When a benchmark is crossed, several things happen:

The benchmark becomes historical. ARC-AGI-1 now joins benchmarks like ImageNet that were once considered AI-complete but now serve primarily as historical markers.
New benchmarks are needed. Chollet has already introduced ARC-AGI-2, designed to be harder. The arms race continues.
Claims need revision. Arguments that statistical pattern-matching cannot solve certain problems must be qualified or abandoned.
The capability ceiling shifts. What we consider possible for AI systems expands.

None of this means GPT-5.2 is "generally intelligent" in the philosophical sense. The benchmark measured a specific form of visual abstraction. The model might fail spectacularly on related tasks not in the test distribution. Transfer is always the question.

But taxonomically, we're observing something real: a system demonstrating capabilities that, eighteen months ago, were confidently declared beyond reach.

The Broader Context

GPT-5.2 wasn't released in isolation. Consider the January 2026 competitive landscape:

Model	Lab	Key Capability
GPT-5.2	OpenAI	>90% ARC-AGI; 400K context; agentic coding
Gemini 3	Google	Agentic Vision; 1M context; real-time video
Claude Opus 4.5	Anthropic	Best coding assistant; extended thinking
DeepSeek V4	DeepSeek	Expected Feb; consumer hardware targeting

The frontier is moving on multiple axes simultaneously. Each lab is finding different competitive strategies: OpenAI emphasizes benchmark-crossing reasoning, Google pursues active perception and video understanding, Anthropic optimizes for practical reliability, DeepSeek targets accessibility on consumer hardware.

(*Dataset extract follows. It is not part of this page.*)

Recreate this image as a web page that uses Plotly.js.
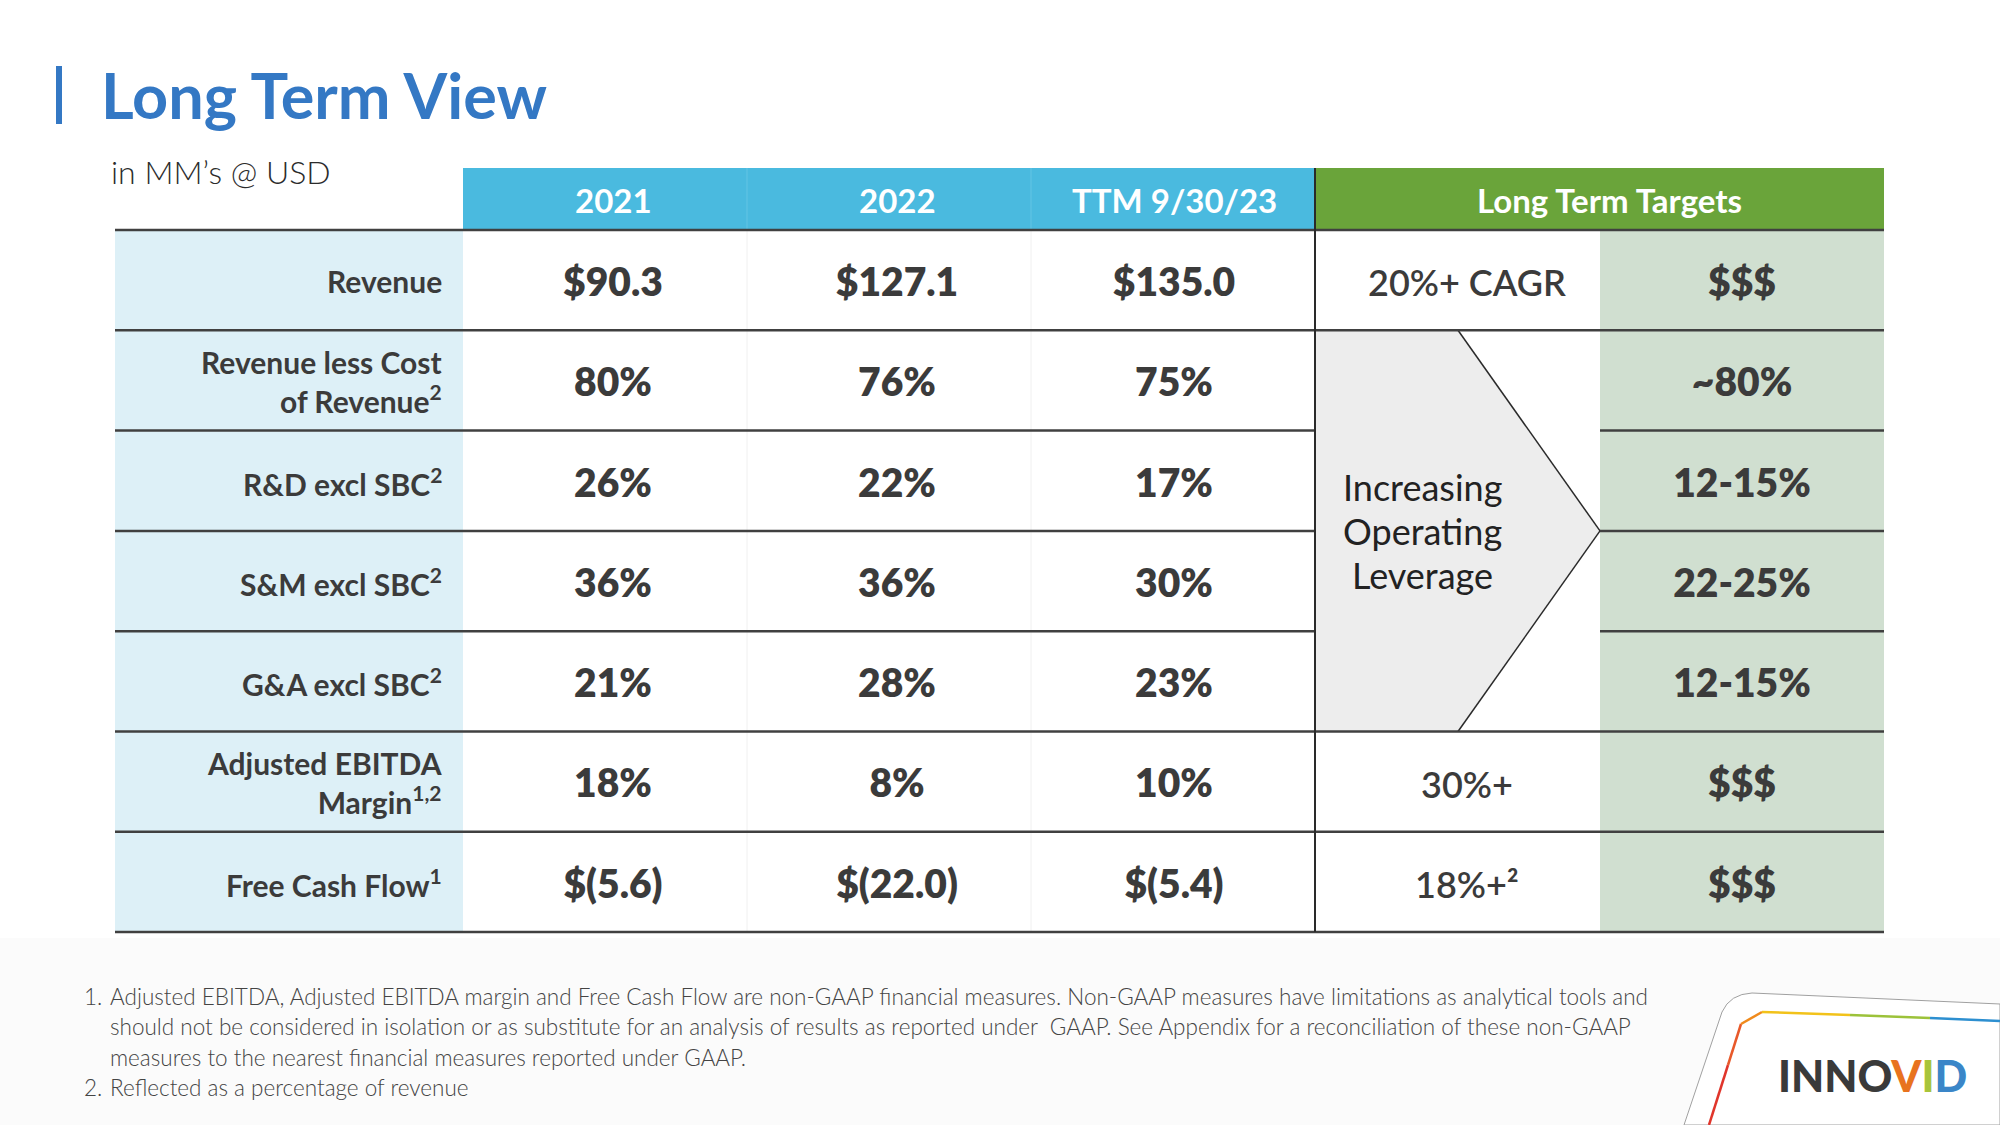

From a taxonomic perspective, this is speciation in action. The same selective pressures (capability, efficiency, safety, cost) are producing diverse adaptive strategies. The Frontieriidae are radiating.

What to Watch

Several questions follow from this development:

Transfer: Does GPT-5.2's ARC performance generalize to other fluid intelligence tasks? Or is it narrow to this specific benchmark?
Replication: Will Gemini 3, Claude 5, and DeepSeek V4 show similar capability? Is this OpenAI-specific or a general capability threshold?
ARC-AGI-2: How do frontier models perform on the harder benchmark? Does the gap persist?
Mechanism: What specifically enables this performance? Extended reasoning? Architectural changes? Training data composition?
Practical implications: Does benchmark-crossing translate to measurable improvement on real-world reasoning tasks?

GPT-5.2 crossing 90% on ARC-AGI-1 is a milestone. It marks the obsolescence of a benchmark designed to be AI-resistant. It challenges assumptions about the limits of pattern-based learning.

It does not prove general intelligence. It does not resolve the philosophical questions. But it moves the conversation.

The taxonomy records: a threshold has been crossed. The ecology adapts.